It is wonderful news that there’s to be a statue of suffragist leader Millicent Fawcett in London’s Parliament Square. Not only will it celebrate the life of a remarkable person, unjustly neglected in the past, but it’ll be a timely monument to the power of peaceful persuasion, solidarity across social, political and generational divides, and mutual support. Those are the things she and her colleagues – men and women together – stood for. Marched for. Died for, even. Maybe people will realise at last that there is a difference between militant suffragettes (the minority of activists) and non-militant suffragists like her, and appreciate that neither group could have won the vote without the other. It’s particularly thrilling that she should be the first woman honoured in this way, given her lack of interest in personal celebrity. She played the long game with humility, good humour, acuity and – eventually – success.
Millicent Fawcett, nee Garrett (1847-1929), came from a fascinating and progressive family. She was brought up in Suffolk, the daughter of a pawnbroker turned maltster and ship-owner, and educated rather scantily at the ‘Academy for the Daughters of Gentlemen’ in Blackheath, London. She left at 15. Her sisters included Louisa, a member of the influential ‘Langham Place’ group of early feminists, and Elizabeth, who famously became the first woman Doctor to qualify in the UK.
At 18, Millicent married Henry Fawcett, an economist, academic and Liberal politician. He was blind and somewhat relied on his willing wife to act as an amanuensis. She continued to move in the radical circles inhabited by her family, and shared Henry’s interest in women’s rights. Her sister Elizabeth had presented the first massed petition for women’s suffrage to MP John Stuart Mill in 1866; their friend Emily Davies pioneered higher education for women and opened Girton College in 1869. Millicent herself supported the founders of Newnham College in Cambridge a few years later.
She became increasingly involved in the women’s suffrage campaign.
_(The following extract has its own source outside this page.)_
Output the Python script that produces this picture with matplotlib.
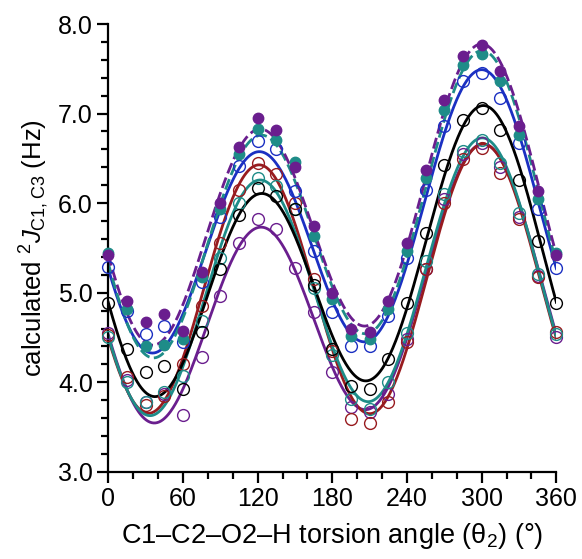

Her talent for public speaking and administration shone through; she was a great tactician and diplomat, too, and in 1897 was appointed president of the newly-formed National Union of Women’s Suffrage Societies (NUWSS). People warmed to her. She was a terrific knitter and gleefully learned to ride a bicycle as soon as they came into fashion. She combined these unexpected enthusiasms with a clear-headed ability to prioritise issues, manage people and express herself engagingly and with authority. No less importantly, she had a healthy sense of fun and was an inveterate optimist. (Fun isn’t something traditionally associated with the suffrage campaign, more’s the pity; there’s plenty of it, however, if you know where to look.)
(Oldham Local Studies and Archives)
Millicent spent most of her career immersed in the practical and strategic complexities of winning the vote and changing the world. She realised the advantages of consolidation; of making progress by risking two steps forward then conceding a step back. Her most glorious achievement was her association with the Great Pilgrimage (see previous posts, and my book ‘Hearts and Minds’ when it comes out in January). After the six-week march was completed, she asked recalcitrant Prime Minister Asquith whether he would finally agree that women deserved to be called ‘people’, and so to be included in any future Representation of the People Act. Albeit reluctantly, he was forced to acquiesce. Women were people, too.
When I took part in the Women’s March last January, I thought of Millicent Fawcett as I walked through the streets of London with thousands of like-minded people. The atmosphere was so powerful, full of love, strength of spirit, shared intent. I can hardly wait to return next year to visit her statue and lay a posy of flowers in the suffragist colours – red, white and green – at her feet. I owe her that tribute, at least. We all do.